→ DIRECTIONS FOR THIS TASK
Every line from the start of the entries up to and including the one bearing "plotBottom - plotTop);" must be printed verbatim, without the pictures.

→ DATA SHOWN
────────────────

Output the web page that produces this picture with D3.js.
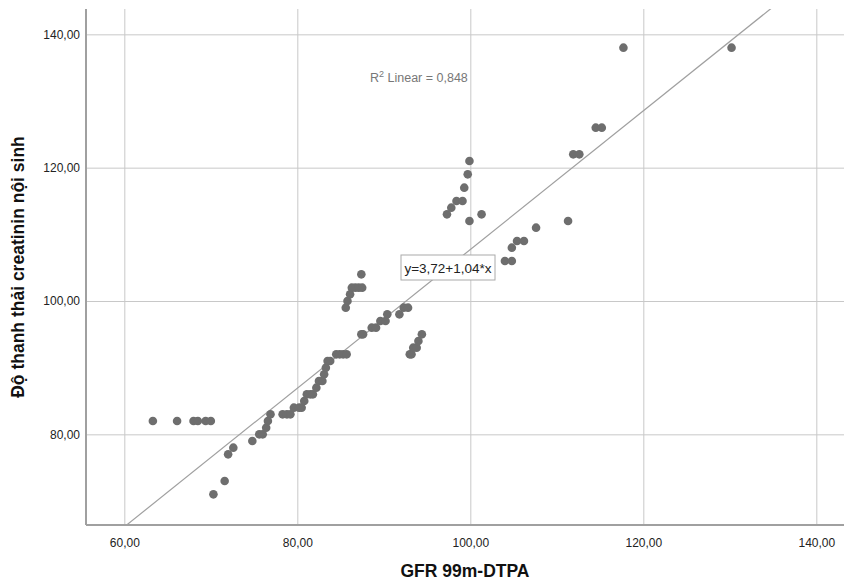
<!DOCTYPE html>
<html>
<head>
<meta charset="utf-8">
<script src="https://cdn.jsdelivr.net/npm/d3@7"></script>
<style>
  body { margin: 0; background: #fff; }
  svg { font-family: Arial, "Liberation Sans", sans-serif; }
</style>
</head>
<body>
<svg id="chart" width="844" height="585"></svg>
<script>
// GFR 99m-DTPA (x) vs creatinine clearance (y)
const gfr = [
    63.3, 66.1, 68.0, 68.5, 69.4, 70.0,
    70.3, 71.6, 72.0, 72.6, 74.8,
    75.6, 76.0, 76.4, 76.6, 76.9,
    78.3, 78.8, 79.2,
    79.6, 80.2, 80.5,
    80.8, 81.1, 81.5, 81.8, 82.2, 82.5, 82.9, 83.1, 83.3, 83.5, 83.8,
    84.5, 84.9, 85.3, 85.7,
    85.6, 85.8, 86.1, 86.3, 86.7, 87.1, 87.5, 87.4,
    87.4, 87.6, 88.6, 89.1, 89.6, 90.2, 90.4, 91.8, 92.3, 92.8,
    93.0, 93.2, 93.4, 93.8, 94.0, 94.4,
    97.3, 97.8, 98.4, 99.1, 99.3, 99.7, 99.9, 99.9, 101.3,
    104.0, 104.8, 104.8, 105.4, 106.2, 107.6,
    111.3, 111.9, 112.6, 114.5, 115.2, 117.7, 130.2
];
const clearance = [
    82, 82, 82, 82, 82, 82,
    71, 73, 77, 78, 79,
    80, 80, 81, 82, 83,
    83, 83, 83,
    84, 84, 84,
    85, 86, 86, 86, 87, 88, 88, 89, 90, 91, 91,
    92, 92, 92, 92,
    99, 100, 101, 102, 102, 102, 102, 104,
    95, 95, 96, 96, 97, 97, 98, 98, 99, 99,
    92, 92, 93, 93, 94, 95,
    113, 114, 115, 115, 117, 119, 121, 112, 113,
    106, 106, 108, 109, 109, 111,
    112, 122, 122, 126, 126, 138, 138
];
const xTicks = [60, 80, 100, 120, 140];
const yTicks = [80, 100, 120, 140];
const fitIntercept = 3.72;
const fitSlope = 1.04;
const rSquared = 0.848;

const fmt = v => d3.format('.2f')(v).replace('.', ',');

const svg = d3.select('#chart');
const plotLeft = 86, plotTop = 9, plotRight = 844, plotBottom = 525;

const x = d3.scaleLinear().domain([55.57, 143.2]).range([plotLeft, plotRight]);
const y = d3.scaleLinear().domain([66.4, 143.8]).range([plotBottom, plotTop]);

svg.append('defs').append('clipPath').attr('id', 'plot')
    .append('rect')
    .attr('x', plotLeft).attr('y', plotTop)
    .attr('width', plotRight - plotLeft).attr('height', plotBottom - plotTop);

// grid
svg.append('g')
    .attr('transform', `translate(0,${plotBottom})`)
    .call(d3.axisBottom(x).tickValues(xTicks).tickSize(-(plotBottom - plotTop)).tickFormat(fmt))
    .call(g => g.select('.domain').remove())
    .call(g => g.selectAll('line').attr('stroke', '#c8c8c8'))
    .call(g => g.selectAll('text')
        .attr('dy', '1.6em').attr('fill', '#222').attr('font-size', 12));

svg.append('g')
    .attr('transform', `translate(${plotLeft},0)`)
    .call(d3.axisLeft(y).tickValues(yTicks).tickSize(-(plotRight - plotLeft)).tickFormat(fmt))
    .call(g => g.select('.domain').remove())
    .call(g => g.selectAll('line').attr('stroke', '#c8c8c8'))
    .call(g => g.selectAll('text')
        .attr('x', -6).attr('fill', '#222').attr('font-size', 12));

// axis lines
svg.append('line')
    .attr('x1', plotLeft).attr('x2', plotLeft).attr('y1', plotTop).attr('y2', plotBottom)
    .attr('stroke', '#a0a0a0').attr('stroke-width', 2);
svg.append('line')
    .attr('x1', plotLeft).attr('x2', plotRight).attr('y1', plotBottom).attr('y2', plotBottom)
    .attr('stroke', '#a0a0a0').attr('stroke-width', 2);

// fit line
const xd = x.domain();
svg.append('line')
    .attr('clip-path', 'url(#plot)')
    .attr('x1', x(xd[0])).attr('y1', y(fitIntercept + fitSlope * xd[0]))
    .attr('x2', x(xd[1])).attr('y2', y(fitIntercept + fitSlope * xd[1]))
    .attr('stroke', '#a0a0a0').attr('stroke-width', 1.2);

// points
svg.append('g')
    .selectAll('circle')
    .data(gfr.map((g, i) => [g, clearance[i]]))
    .enter()
    .append('circle')
    .attr('cx', d => x(d[0]))
    .attr('cy', d => y(d[1]))
    .attr('r', 4.3)
    .attr('fill', '#6e6e6e');

// R2 label
const r2 = svg.append('text')
    .attr('x', 370).attr('y', 82)
    .attr('font-size', 12.5).attr('fill', '#777');
r2.append('tspan').text('R');
r2.append('tspan').attr('font-size', 9).attr('dy', -5).text('2');
r2.append('tspan').attr('dy', 5).text(` Linear = ${d3.format('.3f')(rSquared).replace('.', ',')}`);

// equation box
const eq = svg.append('g');
eq.append('rect')
    .attr('x', 401).attr('y', 255).attr('width', 94).attr('height', 25)
    .attr('fill', '#fff').attr('stroke', '#aaa');
eq.append('text')
    .attr('x', 448).attr('y', 272.5)
    .attr('text-anchor', 'middle')
    .attr('font-size', 13.5).attr('fill', '#222')
    .text(`y=${fmt(fitIntercept)}+${fmt(fitSlope)}*x`);

// axis titles
svg.append('text')
    .attr('x', (plotLeft + plotRight) / 2).attr('y', 577)
    .attr('text-anchor', 'middle')
    .attr('font-size', 17.5).attr('font-weight', 'bold').attr('fill', '#111')
    .text('GFR 99m-DTPA');

svg.append('text')
    .attr('transform', `translate(24,${(plotTop + plotBottom) / 2}) rotate(-90)`)
    .attr('text-anchor', 'middle')
    .attr('font-size', 17.5).attr('font-weight', 'bold').attr('fill', '#111')
    .text('Độ thanh thải creatinin nội sinh');
</script>
</body>
</html>
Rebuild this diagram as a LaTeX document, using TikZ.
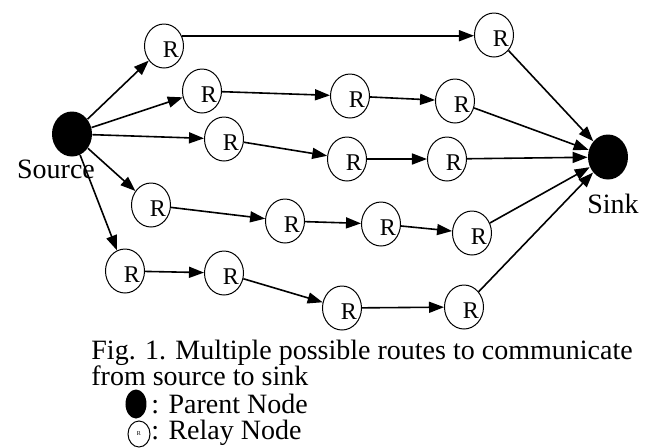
\documentclass[tikz,border=0pt]{standalone}
\usepackage{fontspec}
\setmainfont{Liberation Serif}
\usetikzlibrary{arrows.meta,shapes.geometric}

\begin{document}
\begin{tikzpicture}[
  x=0.5pt, y=-0.5pt,
  font=\fontsize{14}{14}\selectfont,
  relay/.style={draw, ellipse, line width=0.5pt, minimum width=19.5pt, minimum height=22pt, inner sep=0pt,
    label={[font=\fontsize{12}{12}\selectfont, inner sep=0pt, xshift=3.5pt, yshift=-2pt]center:R}},
  parent/.style={fill=black, ellipse, minimum width=20pt, minimum height=22.5pt, inner sep=0pt},
  txt/.style={anchor=base west, inner sep=0pt},
  arr/.style={-{Triangle[length=7.5pt,width=5.5pt]}, line width=0.8pt}
]
  \useasboundingbox (0,0) rectangle (650,447);

  % source and sink
  \node[parent] (src) at (72,134) {};
  \node[parent] (snk) at (608,157) {};
  \node[anchor=base, inner sep=0pt] (srclbl) at (56,178) {Source};
  \node[anchor=base, inner sep=0pt] (snklbl) at (613,213) {Sink};

  % relays, one row per route
  \node[relay] (r11) at (164,46) {};
  \node[relay] (r12) at (494,35) {};

  \node[relay] (r21) at (202,91) {};
  \node[relay] (r22) at (350,96) {};
  \node[relay] (r23) at (455,101) {};

  \node[relay] (r31) at (224,139) {};
  \node[relay] (r32) at (347,159) {};
  \node[relay] (r33) at (447,159) {};

  \node[relay] (r41) at (151,205) {};
  \node[relay] (r42) at (285,221) {};
  \node[relay] (r43) at (381,224) {};
  \node[relay] (r44) at (472,233) {};

  \node[relay] (r51) at (125,271) {};
  \node[relay] (r52) at (224,273) {};
  \node[relay] (r53) at (342,308) {};
  \node[relay] (r54) at (464,307) {};

  \draw[arr] (src) -- (r11);
  \draw[arr] (src) -- (r21);
  \draw[arr] (src) -- (r31);
  \draw[arr] (src) -- (r41);
  \draw[arr] (src) -- (r51);

  % top route runs level with the far relay
  \draw[arr] (r11.30) -- (r11.30 -| r12.west);
  \draw[arr] (r21) -- (r22);
  \draw[arr] (r22) -- (r23);
  \draw[arr] (r31) -- (r32);
  \draw[arr] (r32) -- (r33);
  \draw[arr] (r41) -- (r42);
  \draw[arr] (r42) -- (r43);
  \draw[arr] (r43) -- (r44);
  \draw[arr] (r51) -- (r52);
  \draw[arr] (r52) -- (r53);
  \draw[arr] (r53) -- (r54);

  \draw[arr] (r12) -- (snk);
  \draw[arr] (r23) -- (snk);
  \draw[arr] (r33) -- (snk);
  \draw[arr] (r44) -- (snk);
  \draw[arr] (r54) -- (snk);

  % caption and legend
  \node[txt] (cap1) at (91,359) {Fig. 1. Multiple possible routes to communicate};
  \node[txt] (cap2) at (91,385) {from source to sink};
  \node[fill=black, ellipse, minimum width=10.5pt, minimum height=14.5pt, inner sep=0pt] (legp) at (136,404) {};
  \node[txt] (legptxt) at (151,413) {: Parent Node};
  \node[draw, ellipse, line width=0.5pt, minimum width=11pt, minimum height=13pt, inner sep=0pt,
        font=\fontsize{3}{3}\selectfont] (legr) at (139,434) {R};
  \node[txt] (legrtxt) at (151,439) {: Relay Node};
\end{tikzpicture}
\end{document}
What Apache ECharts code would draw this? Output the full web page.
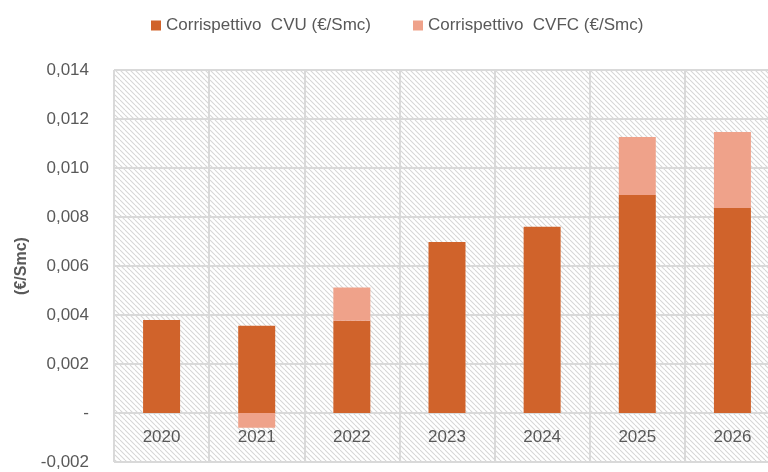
<!DOCTYPE html>
<html>
<head>
<meta charset="utf-8">
<script src="https://cdn.jsdelivr.net/npm/echarts@6/dist/echarts.min.js"></script>
<style>
  html, body { margin: 0; padding: 0; background: #fff; }
  #chart { width: 768px; height: 472px; }
</style>
</head>
<body>
<div id="chart"></div>
<script>
// values
const years = ['2020', '2021', '2022', '2023', '2024', '2025', '2026'];
const cvu = [0.0038, 0.00356, 0.00377, 0.00698, 0.0076, 0.0089, 0.00837];
const cvfc = [0, -0.0006, 0.00135, 0, 0, 0.00237, 0.0031];

const font = "'Liberation Sans', Arial, sans-serif";

// diagonal hatch for the plot background
function hatch() {
  const c = document.createElement('canvas');
  c.width = 5; c.height = 5;
  const ctx = c.getContext('2d');
  ctx.fillStyle = '#fff';
  ctx.fillRect(0, 0, 5, 5);
  ctx.strokeStyle = '#d6d6d6';
  ctx.lineWidth = 1.1;
  [-5, 0, 5].forEach(k => {
    ctx.beginPath();
    ctx.moveTo(k, 0);
    ctx.lineTo(k + 5, 5);
    ctx.stroke();
  });
  return c;
}

function fmt(v) {
  if (Math.abs(v) < 1e-9) return '-';
  return v.toFixed(3).replace('.', ',');
}

const chart = echarts.init(document.getElementById('chart'));
chart.setOption({
  animation: false,
  textStyle: { fontFamily: font },
  legend: {
    top: 12,
    left: 146,
    itemWidth: 10,
    itemHeight: 10,
    itemGap: 42,
    icon: 'rect',
    textStyle: { fontSize: 17, color: '#595959', fontFamily: font },
    data: ['Corrispettivo  CVU (€/Smc)', 'Corrispettivo  CVFC (€/Smc)']
  },
  grid: {
    left: 114,
    right: -12,
    top: 70,
    bottom: 10,
    containLabel: false,
    outerBoundsMode: 'none',
    show: true,
    borderWidth: 0,
    backgroundColor: { image: hatch(), repeat: 'repeat' }
  },
  xAxis: {
    type: 'category',
    data: years,
    position: 'bottom',
    offset: -49,
    axisLine: { show: false, onZero: false },
    axisTick: { show: false },
    axisLabel: { fontSize: 17, color: '#595959', margin: 16, fontFamily: font },
    splitLine: { show: true, lineStyle: { color: '#d9d9d9', width: 2 } }
  },
  yAxis: {
    type: 'value',
    min: -0.002,
    max: 0.014,
    interval: 0.002,
    name: '(€/Smc)',
    nameLocation: 'middle',
    nameGap: 82,
    nameTextStyle: { fontSize: 16, fontWeight: 'bold', color: '#595959', fontFamily: font },
    axisLine: { show: false },
    axisTick: { show: false },
    axisLabel: { fontSize: 17, color: '#595959', margin: 25, formatter: fmt, fontFamily: font },
    splitLine: { show: true, lineStyle: { color: '#d9d9d9', width: 2 } }
  },
  series: [
    {
      name: 'Corrispettivo  CVU (€/Smc)',
      type: 'bar',
      stack: 'tot',
      barWidth: 37,
      itemStyle: { color: '#D0632B' },
      data: cvu
    },
    {
      name: 'Corrispettivo  CVFC (€/Smc)',
      type: 'bar',
      stack: 'tot',
      barWidth: 37,
      itemStyle: { color: '#EFA28A' },
      data: cvfc
    }
  ]
});
</script>
</body>
</html>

────────────────

→ THE SOLUTION
Output the web page that produces this picture with D3.js.
<!DOCTYPE html>
<html>
<head>
<meta charset="utf-8">
<script src="https://cdn.jsdelivr.net/npm/d3@7"></script>
<style>
  body { margin: 0; background: #fff; }
  svg { font-family: Arial, "Liberation Sans", sans-serif; }
</style>
</head>
<body>
<svg id="chart" width="844" height="585"></svg>
<script>
// GFR 99m-DTPA (x) vs creatinine clearance (y)
const gfr = [
    63.3, 66.1, 68.0, 68.5, 69.4, 70.0,
    70.3, 71.6, 72.0, 72.6, 74.8,
    75.6, 76.0, 76.4, 76.6, 76.9,
    78.3, 78.8, 79.2,
    79.6, 80.2, 80.5,
    80.8, 81.1, 81.5, 81.8, 82.2, 82.5, 82.9, 83.1, 83.3, 83.5, 83.8,
    84.5, 84.9, 85.3, 85.7,
    85.6, 85.8, 86.1, 86.3, 86.7, 87.1, 87.5, 87.4,
    87.4, 87.6, 88.6, 89.1, 89.6, 90.2, 90.4, 91.8, 92.3, 92.8,
    93.0, 93.2, 93.4, 93.8, 94.0, 94.4,
    97.3, 97.8, 98.4, 99.1, 99.3, 99.7, 99.9, 99.9, 101.3,
    104.0, 104.8, 104.8, 105.4, 106.2, 107.6,
    111.3, 111.9, 112.6, 114.5, 115.2, 117.7, 130.2
];
const clearance = [
    82, 82, 82, 82, 82, 82,
    71, 73, 77, 78, 79,
    80, 80, 81, 82, 83,
    83, 83, 83,
    84, 84, 84,
    85, 86, 86, 86, 87, 88, 88, 89, 90, 91, 91,
    92, 92, 92, 92,
    99, 100, 101, 102, 102, 102, 102, 104,
    95, 95, 96, 96, 97, 97, 98, 98, 99, 99,
    92, 92, 93, 93, 94, 95,
    113, 114, 115, 115, 117, 119, 121, 112, 113,
    106, 106, 108, 109, 109, 111,
    112, 122, 122, 126, 126, 138, 138
];
const xTicks = [60, 80, 100, 120, 140];
const yTicks = [80, 100, 120, 140];
const fitIntercept = 3.72;
const fitSlope = 1.04;
const rSquared = 0.848;

const fmt = v => d3.format('.2f')(v).replace('.', ',');

const svg = d3.select('#chart');
const plotLeft = 86, plotTop = 9, plotRight = 844, plotBottom = 525;

const x = d3.scaleLinear().domain([55.57, 143.2]).range([plotLeft, plotRight]);
const y = d3.scaleLinear().domain([66.4, 143.8]).range([plotBottom, plotTop]);

svg.append('defs').append('clipPath').attr('id', 'plot')
    .append('rect')
    .attr('x', plotLeft).attr('y', plotTop)
    .attr('width', plotRight - plotLeft).attr('height', plotBottom - plotTop);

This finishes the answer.